Framed as a cautionary fable, the tale is no doubt riveting, but something major is missing. Though the film is nonjudgmental, its central character is not engaging enough to hold the viewers’ attention, and the filmmakers have hard time eliciting compassion for George as a person who seems to have been the least likely person to become an international criminal.
Despite its grand intent, Blow is devoid of the tragic vision that made The Godfather movies or GoodFellas and Casino so compelling. The film aims to combine an intimate portrait of yearning–all his life George yearned for acceptance and love–and an epic-scale tale about the American crime culture of the past three decades, but it works most effectively as the story of a man who used ingenuity, ambition, and courage to reach the top, only to blow all of his dreams on greed. George is seen as a guy who wanted to control his destiny, to live by his rules, never to be told by parents, politicians, and the law what he could and couldn’t do. He finally realizes the devastating price of his lifestyle, when he loses the only person that matters to him–his daughter.
In Blow, George is not just a greedy drug trafficker who sees the potential profit in turning cocaine into a major industry, but a man reflecting his times.
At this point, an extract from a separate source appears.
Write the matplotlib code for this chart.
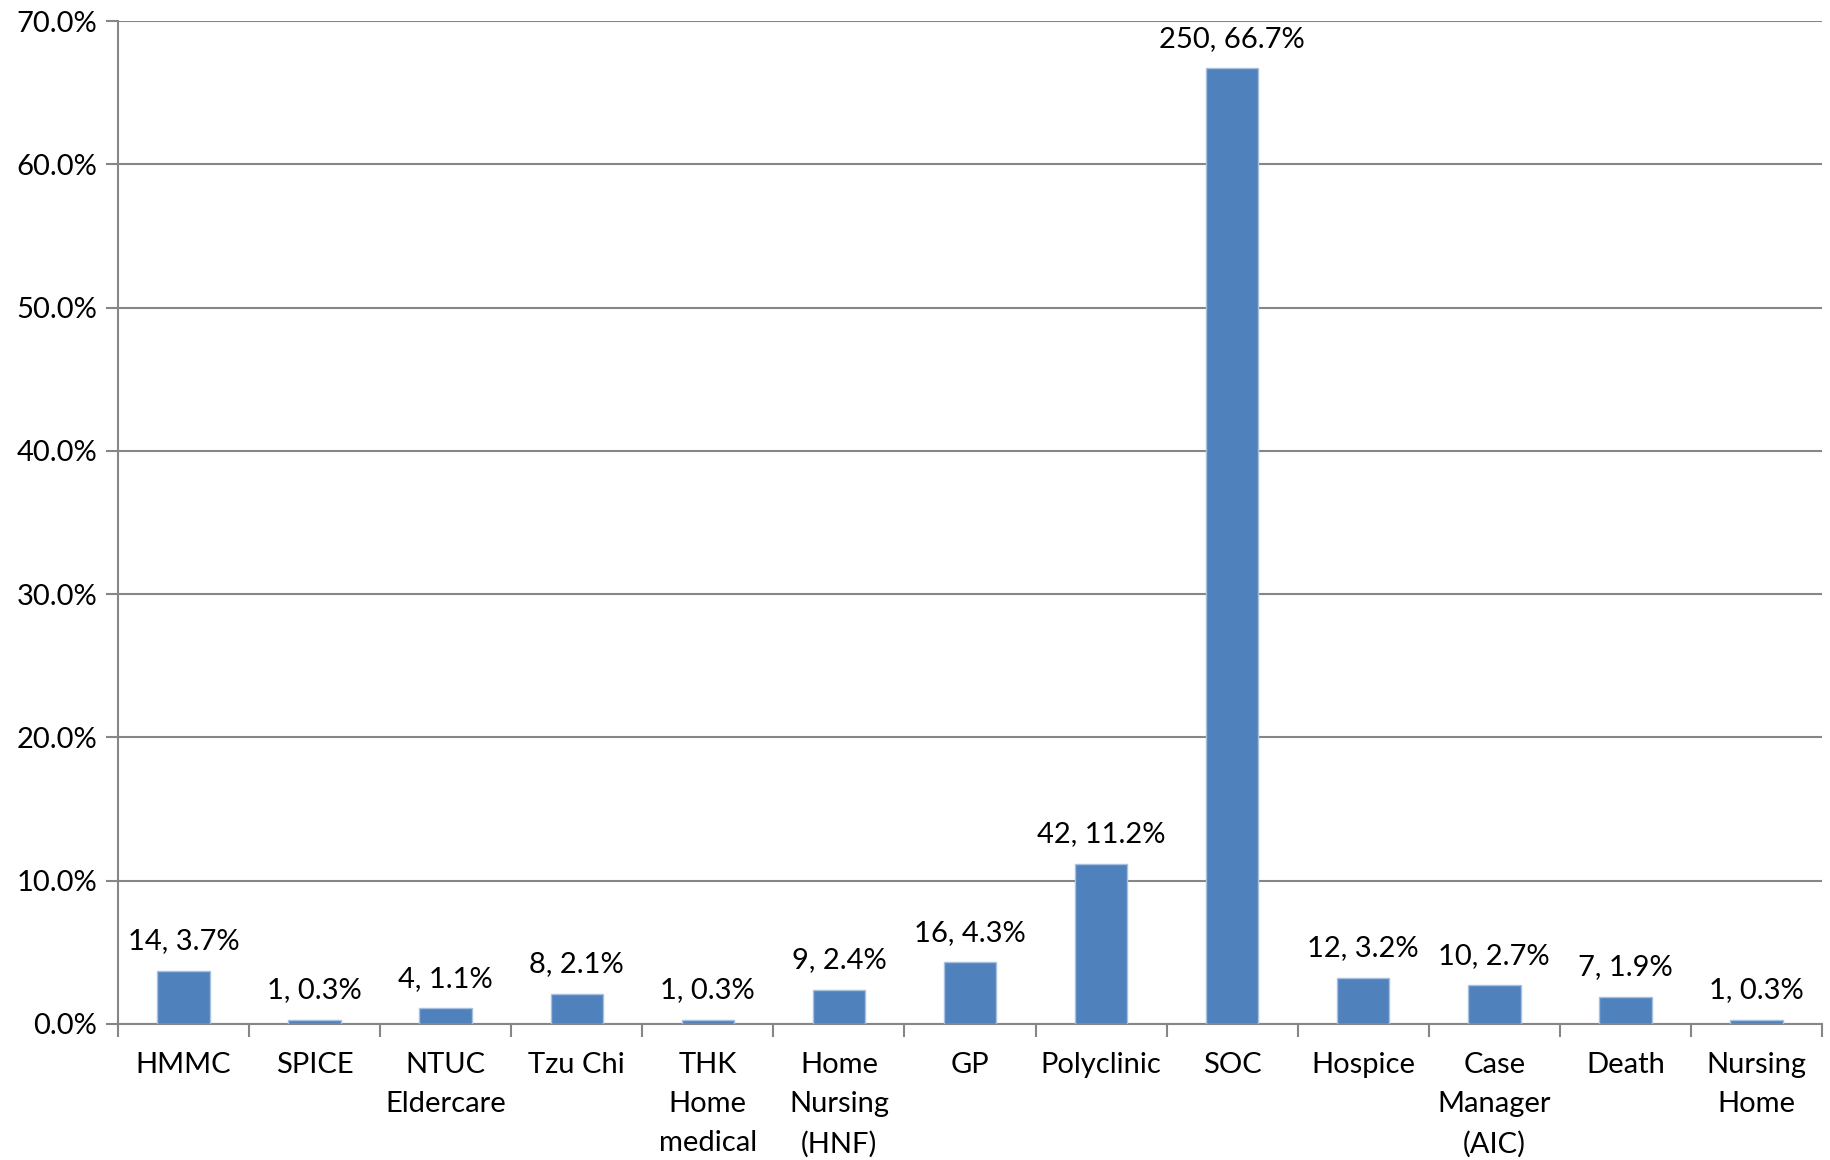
"""Referral destinations bar chart with count and share labels."""

import matplotlib.pyplot as plt
from matplotlib.ticker import FuncFormatter, MultipleLocator

categories = [
    "HMMC", "SPICE", "NTUC\nEldercare", "Tzu Chi", "THK\nHome\nmedical",
    "Home\nNursing\n(HNF)", "GP", "Polyclinic", "SOC", "Hospice",
    "Case\nManager\n(AIC)", "Death", "Nursing\nHome",
]
counts = [14, 1, 4, 8, 1, 9, 16, 42, 250, 12, 10, 7, 1]
shares = [3.7, 0.3, 1.1, 2.1, 0.3, 2.4, 4.3, 11.2, 66.7, 3.2, 2.7, 1.9, 0.3]

BAR_COLOR = "#4f81bd"
GRID_COLOR = "#868686"
FONT_SIZE = 21

plt.rcParams["font.family"] = ["Lato", "DejaVu Sans"]

fig = plt.figure(figsize=(18.31, 11.6), dpi=100)
ax = fig.add_axes([118 / 1831, 1 - 1024 / 1160, (1822 - 118) / 1831, (1024 - 21) / 1160])

positions = range(len(categories))
ax.bar(positions, shares, width=0.4, color=BAR_COLOR, edgecolor="#a7c0de",
       linewidth=1.0, zorder=3)

for x, n, s in zip(positions, counts, shares):
    ax.annotate(f"{n}, {s:.1f}%", (x, s), xytext=(0, 12), textcoords="offset points",
                ha="center", va="bottom", fontsize=FONT_SIZE, color="black")

ax.set_xlim(-0.5, len(categories) - 0.5)
ax.set_ylim(0, 70)
ax.yaxis.set_major_locator(MultipleLocator(10))
ax.yaxis.set_major_formatter(FuncFormatter(lambda v, _: f"{v:.1f}%"))
ax.grid(axis="y", color=GRID_COLOR, linewidth=1.5, zorder=0)

ax.set_xticks([p + 0.5 for p in positions[:-1]] + [-0.5, len(categories) - 0.5])
ax.set_xticklabels([])
ax.set_xticks(list(positions), minor=True)
ax.set_xticklabels(categories, minor=True, fontsize=FONT_SIZE, linespacing=1.62, va="top")
ax.tick_params(axis="x", which="major", length=9, width=1.5, color=GRID_COLOR)
ax.tick_params(axis="x", which="minor", length=0, pad=20)
ax.tick_params(axis="y", length=9, width=1.5, color=GRID_COLOR, labelsize=FONT_SIZE, pad=6)

for side in ("top", "right"):
    ax.spines[side].set_visible(False)
for side in ("left", "bottom"):
    ax.spines[side].set_color(GRID_COLOR)
    ax.spines[side].set_linewidth(1.5)

fig.savefig("out.png", dpi=100, facecolor="white")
Like America itself, he journeys from the innocence of the 1960s to the decadence of the 1970s to the retribution and redemption of the 1980s, discovering the meaning of love in the hardest way.
Rendering an intelligent and subtle performance, Depp delves into the darkest space of George’s psyche as far as the script allows, but that’s not deep enough. Nonetheless, he captures well George’s dizzying rise to fame and fortune and the psychology of a man whose insider knowledge about the temptations and tribulations of a drug smuggler makes his existence edgy and risky. Depp interprets George as a modern-day pirate who didn’t believe in the validity of the political or legal system and whose vision of freedom swooped him up.
Penelope Cruz appears only in the last hour as George’s ravishing but demanding and high-living wife. Unfortunately, she gives a shrill performance in an underwritten role that calls for hysteria, excess, and profanity with no shading.